I do know however that I'd keep track of the number of kills/challenges going on. There would be a prize for the zombie with the most successful challenges (humans turned), a prize for the human who survived the most zombie challenges, and a prize for the last human standing. (Just because one human survived the most encounters doesn't mean they survive all the way to the end - hiding and dodging challenges might be a good strategy.)


----------



## matrixmom (Oct 29, 2010)

Its sounds like a really fun game. I would just have a human (last one standing winner) and last standing zombie winner. It sounds like you are going to keep track of all this and not enjoy yourself. Now, there might be some players that wont play. So they might win because they never played. Just thought.

idea #2
Maybe 2 players (with lower level cards) are allowed to play against a higher level zombie. Levels out the playing field if the zombie card keeps going to a higher and higher level.

Idea #3
How about having a vaccine card? Either helps humans survive without being attacked, or converts a zombie back to human if he tries to attack a human and the human has a vaccine card.

These are just more ideas to drive you to crazy town. But I would love to hear more on your game...I might modify it to my party this year. My friends are a bunch of simpletons! lol  Cant make too complicated.


----------



## Strive To Resist (Sep 12, 2009)

So it's been quite a while since I've updated this thread. A lot of things in my life went haywire and, long story short, I can't afford to host an event. At the least I can't afford to host an event at a caliber that it deserves. Therefore, I've decided to revise my plans to throw this party for next year in 2014. I figured it's better that way anyhow, because I get a whole year to find great props, I get to shop the after-Halloween sales, brainstorm some more. Plus, next year's Halloween falls on a Friday, so I can actually throw the party on Halloween. I've convinced myself that it will be better this way.  

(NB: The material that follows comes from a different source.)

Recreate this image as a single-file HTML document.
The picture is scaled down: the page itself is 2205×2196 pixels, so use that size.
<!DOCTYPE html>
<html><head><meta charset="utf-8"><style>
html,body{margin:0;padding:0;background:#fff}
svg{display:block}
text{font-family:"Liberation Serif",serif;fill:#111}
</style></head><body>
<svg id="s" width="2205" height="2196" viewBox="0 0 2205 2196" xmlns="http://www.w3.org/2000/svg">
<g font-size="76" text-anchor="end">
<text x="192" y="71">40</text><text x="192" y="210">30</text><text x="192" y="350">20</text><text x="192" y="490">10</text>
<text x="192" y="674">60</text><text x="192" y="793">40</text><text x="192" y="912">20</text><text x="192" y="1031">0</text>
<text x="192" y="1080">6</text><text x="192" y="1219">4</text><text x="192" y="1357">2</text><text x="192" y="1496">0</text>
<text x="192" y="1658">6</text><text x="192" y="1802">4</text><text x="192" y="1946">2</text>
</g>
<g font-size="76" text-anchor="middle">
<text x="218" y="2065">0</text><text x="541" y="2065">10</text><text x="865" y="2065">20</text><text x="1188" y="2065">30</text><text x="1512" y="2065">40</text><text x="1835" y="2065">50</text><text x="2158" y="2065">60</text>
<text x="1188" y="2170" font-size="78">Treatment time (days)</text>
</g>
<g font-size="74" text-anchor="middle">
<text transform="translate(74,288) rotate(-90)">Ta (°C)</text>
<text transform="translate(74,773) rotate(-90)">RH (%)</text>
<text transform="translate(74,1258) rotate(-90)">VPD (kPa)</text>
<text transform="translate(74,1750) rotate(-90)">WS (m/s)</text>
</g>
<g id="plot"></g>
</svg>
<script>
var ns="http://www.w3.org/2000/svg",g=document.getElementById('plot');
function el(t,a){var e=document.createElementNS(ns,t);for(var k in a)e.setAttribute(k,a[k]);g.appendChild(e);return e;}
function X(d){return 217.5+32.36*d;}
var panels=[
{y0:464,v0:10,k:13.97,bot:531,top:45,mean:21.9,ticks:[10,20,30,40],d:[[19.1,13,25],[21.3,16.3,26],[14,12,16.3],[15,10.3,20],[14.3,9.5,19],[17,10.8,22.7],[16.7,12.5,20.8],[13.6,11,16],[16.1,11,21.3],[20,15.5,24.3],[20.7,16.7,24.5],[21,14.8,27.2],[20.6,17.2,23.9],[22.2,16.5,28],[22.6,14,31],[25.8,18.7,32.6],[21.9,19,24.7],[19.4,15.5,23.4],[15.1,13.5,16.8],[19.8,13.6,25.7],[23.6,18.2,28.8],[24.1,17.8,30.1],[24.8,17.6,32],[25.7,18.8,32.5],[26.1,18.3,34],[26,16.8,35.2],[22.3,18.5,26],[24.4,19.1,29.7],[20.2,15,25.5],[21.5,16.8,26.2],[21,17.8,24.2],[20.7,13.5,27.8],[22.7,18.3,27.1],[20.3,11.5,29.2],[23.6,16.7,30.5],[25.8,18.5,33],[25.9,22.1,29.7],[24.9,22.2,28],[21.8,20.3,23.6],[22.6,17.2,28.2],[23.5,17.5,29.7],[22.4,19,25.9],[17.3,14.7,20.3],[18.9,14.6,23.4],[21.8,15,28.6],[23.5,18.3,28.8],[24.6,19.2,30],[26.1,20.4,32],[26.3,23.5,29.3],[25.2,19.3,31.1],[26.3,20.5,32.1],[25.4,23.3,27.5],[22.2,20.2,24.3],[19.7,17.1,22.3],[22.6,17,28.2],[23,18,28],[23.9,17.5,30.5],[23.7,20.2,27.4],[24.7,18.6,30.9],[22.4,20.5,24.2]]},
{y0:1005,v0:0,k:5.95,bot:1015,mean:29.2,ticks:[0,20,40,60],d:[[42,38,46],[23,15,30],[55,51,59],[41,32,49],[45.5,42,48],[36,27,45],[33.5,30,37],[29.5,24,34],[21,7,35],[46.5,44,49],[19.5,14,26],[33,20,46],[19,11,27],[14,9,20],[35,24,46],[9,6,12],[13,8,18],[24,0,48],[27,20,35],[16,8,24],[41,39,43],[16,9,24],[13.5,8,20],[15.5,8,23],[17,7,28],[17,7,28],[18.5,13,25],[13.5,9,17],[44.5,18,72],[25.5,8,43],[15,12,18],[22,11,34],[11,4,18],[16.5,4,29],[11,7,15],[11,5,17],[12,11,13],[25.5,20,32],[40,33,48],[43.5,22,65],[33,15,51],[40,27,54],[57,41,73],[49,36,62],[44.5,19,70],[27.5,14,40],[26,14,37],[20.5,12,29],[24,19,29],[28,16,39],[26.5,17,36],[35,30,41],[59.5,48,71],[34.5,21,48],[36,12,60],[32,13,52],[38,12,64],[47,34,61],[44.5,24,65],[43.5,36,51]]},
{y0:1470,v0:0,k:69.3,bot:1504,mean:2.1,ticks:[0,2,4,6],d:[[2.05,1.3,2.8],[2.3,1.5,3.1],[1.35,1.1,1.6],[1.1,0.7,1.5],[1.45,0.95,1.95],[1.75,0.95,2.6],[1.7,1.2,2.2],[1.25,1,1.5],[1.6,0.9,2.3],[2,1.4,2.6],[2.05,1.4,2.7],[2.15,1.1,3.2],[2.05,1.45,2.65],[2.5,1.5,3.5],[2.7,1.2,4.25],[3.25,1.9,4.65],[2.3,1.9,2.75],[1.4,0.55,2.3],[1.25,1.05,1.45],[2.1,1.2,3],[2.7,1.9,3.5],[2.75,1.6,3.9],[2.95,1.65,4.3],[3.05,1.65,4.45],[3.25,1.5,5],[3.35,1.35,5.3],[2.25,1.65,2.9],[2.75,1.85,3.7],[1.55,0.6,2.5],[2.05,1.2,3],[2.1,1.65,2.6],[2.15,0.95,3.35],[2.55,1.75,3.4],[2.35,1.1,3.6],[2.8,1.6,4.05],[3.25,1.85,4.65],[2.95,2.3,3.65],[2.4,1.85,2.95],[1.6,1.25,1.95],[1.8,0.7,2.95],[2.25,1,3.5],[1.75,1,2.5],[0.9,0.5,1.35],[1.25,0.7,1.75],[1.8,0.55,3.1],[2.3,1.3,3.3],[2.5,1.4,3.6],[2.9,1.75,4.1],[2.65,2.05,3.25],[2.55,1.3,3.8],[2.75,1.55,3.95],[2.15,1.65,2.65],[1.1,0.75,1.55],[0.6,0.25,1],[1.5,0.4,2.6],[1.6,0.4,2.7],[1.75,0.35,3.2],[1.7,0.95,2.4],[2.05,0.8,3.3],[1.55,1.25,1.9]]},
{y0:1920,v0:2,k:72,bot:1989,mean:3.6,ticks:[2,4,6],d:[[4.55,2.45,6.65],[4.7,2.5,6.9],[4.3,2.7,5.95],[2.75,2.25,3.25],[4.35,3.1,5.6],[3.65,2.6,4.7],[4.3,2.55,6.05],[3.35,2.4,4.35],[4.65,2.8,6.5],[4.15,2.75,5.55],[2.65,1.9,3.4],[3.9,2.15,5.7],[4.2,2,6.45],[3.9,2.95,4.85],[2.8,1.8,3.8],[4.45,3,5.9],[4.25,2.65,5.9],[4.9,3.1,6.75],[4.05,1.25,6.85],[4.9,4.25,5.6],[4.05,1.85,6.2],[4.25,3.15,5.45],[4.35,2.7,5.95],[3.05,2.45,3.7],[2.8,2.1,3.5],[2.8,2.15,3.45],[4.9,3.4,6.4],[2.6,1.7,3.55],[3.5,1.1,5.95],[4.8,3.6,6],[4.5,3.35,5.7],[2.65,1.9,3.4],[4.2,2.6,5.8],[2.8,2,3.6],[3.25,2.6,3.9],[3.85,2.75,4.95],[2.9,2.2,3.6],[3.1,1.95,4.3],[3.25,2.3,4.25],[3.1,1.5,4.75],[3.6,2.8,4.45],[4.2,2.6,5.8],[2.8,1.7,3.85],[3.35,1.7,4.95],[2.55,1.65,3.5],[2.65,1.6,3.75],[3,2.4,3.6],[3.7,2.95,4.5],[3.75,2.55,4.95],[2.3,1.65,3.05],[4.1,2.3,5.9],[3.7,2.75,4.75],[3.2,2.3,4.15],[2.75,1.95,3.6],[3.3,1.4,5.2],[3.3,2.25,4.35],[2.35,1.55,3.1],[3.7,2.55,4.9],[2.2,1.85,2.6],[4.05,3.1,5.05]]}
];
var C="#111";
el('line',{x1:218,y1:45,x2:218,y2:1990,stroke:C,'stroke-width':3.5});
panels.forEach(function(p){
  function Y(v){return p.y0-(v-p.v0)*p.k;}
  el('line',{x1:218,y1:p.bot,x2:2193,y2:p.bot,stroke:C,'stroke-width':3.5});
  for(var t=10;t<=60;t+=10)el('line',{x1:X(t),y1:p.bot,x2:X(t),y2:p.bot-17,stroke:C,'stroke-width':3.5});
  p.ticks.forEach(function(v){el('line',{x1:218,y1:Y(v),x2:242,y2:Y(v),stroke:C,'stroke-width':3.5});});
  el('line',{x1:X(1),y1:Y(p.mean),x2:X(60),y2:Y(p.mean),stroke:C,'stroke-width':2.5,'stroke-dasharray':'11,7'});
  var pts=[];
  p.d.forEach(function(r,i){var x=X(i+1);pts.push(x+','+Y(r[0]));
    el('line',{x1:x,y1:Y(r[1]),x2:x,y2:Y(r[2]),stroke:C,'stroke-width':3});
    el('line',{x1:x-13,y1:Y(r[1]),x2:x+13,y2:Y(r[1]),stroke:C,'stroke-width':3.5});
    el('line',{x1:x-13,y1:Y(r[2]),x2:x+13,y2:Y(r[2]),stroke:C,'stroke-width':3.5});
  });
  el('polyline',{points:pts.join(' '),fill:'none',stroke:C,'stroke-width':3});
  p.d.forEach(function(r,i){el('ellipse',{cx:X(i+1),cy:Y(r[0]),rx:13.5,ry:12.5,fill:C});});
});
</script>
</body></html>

In order to keep this post a little more on track, though, here is an idea I've been playing with:

I saw that Bathroom thread floating around a few months ago and have been thinking about how to decorate a bathroom for a Zombie Apocalypse theme. I started playing with the idea of turning it into a sort of bunker, like a survivor's safe house. I figured I would pick up some MRE's to leave on the counter, maybe with one open, prepared and half-eaten. Open, sparse and disheveled first aid kit on the floor. Bloody gauze in the trashcan. Some shotgun shells on the floor by the sink and ammo boxes stacked up in the corner. I could put a sleeping bag and lumpy pillow in the bathtub with the curtain half-drawn, and paint tally marks on the tile or something.

What do you think?


----------